# What you will do:
Can you transcribe the data exactly? Leave the pictures out.

# Recorded data:
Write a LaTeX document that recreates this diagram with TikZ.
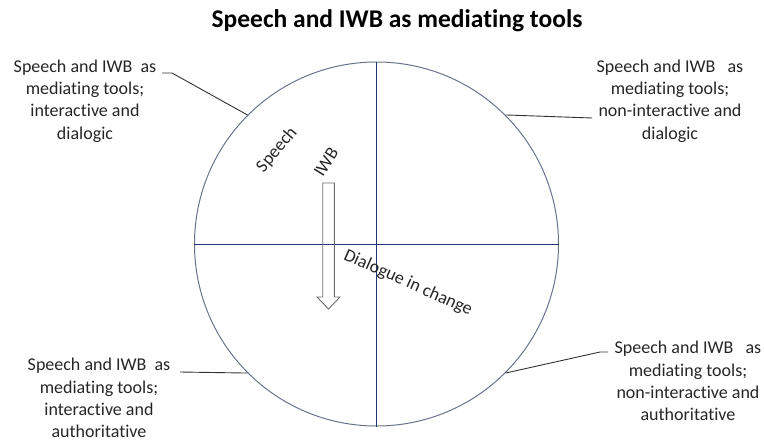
\documentclass[tikz,border=0pt]{standalone}
\usepackage{fontspec}
\setmainfont{Carlito}[Ligatures=NoCommon]
\usepackage{tikz}
\usetikzlibrary{positioning}

\definecolor{ringgray}{RGB}{105,115,140}
\definecolor{crossblue}{RGB}{35,55,120}
\definecolor{arrowgray}{RGB}{110,110,110}
\definecolor{leadgray}{RGB}{50,50,50}

\begin{document}
\begin{tikzpicture}[
    x=1pt, y=-1pt,
    note/.style={align=center, inner sep=0pt, font=\fontsize{18}{22.3}\selectfont, text=black!85},
    tag/.style={inner sep=0pt, font=\fontsize{18}{22}\selectfont, text=black!85},
    lead/.style={draw=leadgray, line width=0.9pt},
    cross/.style={draw=crossblue, line width=1pt}
]
\useasboundingbox (0,0) rectangle (764,442);

% --- Title ---
\node[font=\fontsize{25.5}{30}\selectfont\bfseries] (title) at (397,21)
  {Speech and IWB as mediating tools};

% --- Circle and quadrants ---
\node[circle, draw=ringgray, line width=1pt, inner sep=0pt, minimum size=364pt] (ring) at (376.5,244) {};
\draw[cross] (ring.north) -- (ring.south);
\draw[cross] (ring.west) -- (ring.east);

% --- Inner labels ---
\node[tag, rotate=50] (speech) at (277,150) {Speech};
\node[tag, rotate=58] (iwb) at (326,162) {IWB};
\node[tag, rotate=-24] (dialogue) at (408,283) {Dialogue in change};

% --- Block arrow ---
\draw[arrowgray, line width=0.9pt] (322.7,183) -- (334.3,183) -- (334.3,297) -- (340,297)
  -- (328.5,309) -- (317,297) -- (322.7,297) -- cycle;

% --- Quadrant notes ---
\node[note] (tlnote) at (85,101) {Speech and IWB\ \ as\\ mediating tools;\\ interactive and\\ dialogic};
\node[note] (trnote) at (670,101) {Speech and IWB\ \ \ as\\ mediating tools;\\ non-interactive and\\ dialogic};
\node[note] (blnote) at (99,398) {Speech and IWB\ \ as\\ mediating tools;\\ interactive and\\ authoritative};
\node[note] (brnote) at (688,381) {Speech and IWB\ \ \ as\\ mediating tools;\\ non-interactive and\\ authoritative};

% --- Leaders ---
\coordinate (tlfoot) at (162,73);
\coordinate (tlknee) at (172,73);
\coordinate (trfoot) at (592,118);
\coordinate (blfoot) at (180,372);
\coordinate (brknee) at (600,352);
\coordinate (brfoot) at (608,352);
\draw[lead] (tlfoot) -- (tlknee) -- (ring.135);
\draw[lead] (ring.45) -- (trfoot);
\draw[lead] (blfoot) -- (ring.225);
\draw[lead] (ring.315) -- (brknee) -- (brfoot);

\end{tikzpicture}
\end{document}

# Task result:
Write a LaTeX document that recreates this diagram with TikZ.
\documentclass[tikz,border=0pt]{standalone}
\usepackage{fontspec}
\setmainfont{Carlito}[Ligatures=NoCommon]
\usepackage{tikz}
\usetikzlibrary{positioning}

\definecolor{ringgray}{RGB}{105,115,140}
\definecolor{crossblue}{RGB}{35,55,120}
\definecolor{arrowgray}{RGB}{110,110,110}
\definecolor{leadgray}{RGB}{50,50,50}

\begin{document}
\begin{tikzpicture}[
    x=1pt, y=-1pt,
    note/.style={align=center, inner sep=0pt, font=\fontsize{18}{22.3}\selectfont, text=black!85},
    tag/.style={inner sep=0pt, font=\fontsize{18}{22}\selectfont, text=black!85},
    lead/.style={draw=leadgray, line width=0.9pt},
    cross/.style={draw=crossblue, line width=1pt}
]
\useasboundingbox (0,0) rectangle (764,442);

% --- Title ---
\node[font=\fontsize{25.5}{30}\selectfont\bfseries] (title) at (397,21)
  {Speech and IWB as mediating tools};

% --- Circle and quadrants ---
\node[circle, draw=ringgray, line width=1pt, inner sep=0pt, minimum size=364pt] (ring) at (376.5,244) {};
\draw[cross] (ring.north) -- (ring.south);
\draw[cross] (ring.west) -- (ring.east);

% --- Inner labels ---
\node[tag, rotate=50] (speech) at (277,150) {Speech};
\node[tag, rotate=58] (iwb) at (326,162) {IWB};
\node[tag, rotate=-24] (dialogue) at (408,283) {Dialogue in change};

% --- Block arrow ---
\draw[arrowgray, line width=0.9pt] (322.7,183) -- (334.3,183) -- (334.3,297) -- (340,297)
  -- (328.5,309) -- (317,297) -- (322.7,297) -- cycle;

% --- Quadrant notes ---
\node[note] (tlnote) at (85,101) {Speech and IWB\ \ as\\ mediating tools;\\ interactive and\\ dialogic};
\node[note] (trnote) at (670,101) {Speech and IWB\ \ \ as\\ mediating tools;\\ non-interactive and\\ dialogic};
\node[note] (blnote) at (99,398) {Speech and IWB\ \ as\\ mediating tools;\\ interactive and\\ authoritative};
\node[note] (brnote) at (688,381) {Speech and IWB\ \ \ as\\ mediating tools;\\ non-interactive and\\ authoritative};

% --- Leaders ---
\coordinate (tlfoot) at (162,73);
\coordinate (tlknee) at (172,73);
\coordinate (trfoot) at (592,118);
\coordinate (blfoot) at (180,372);
\coordinate (brknee) at (600,352);
\coordinate (brfoot) at (608,352);
\draw[lead] (tlfoot) -- (tlknee) -- (ring.135);
\draw[lead] (ring.45) -- (trfoot);
\draw[lead] (blfoot) -- (ring.225);
\draw[lead] (ring.315) -- (brknee) -- (brfoot);

\end{tikzpicture}
\end{document}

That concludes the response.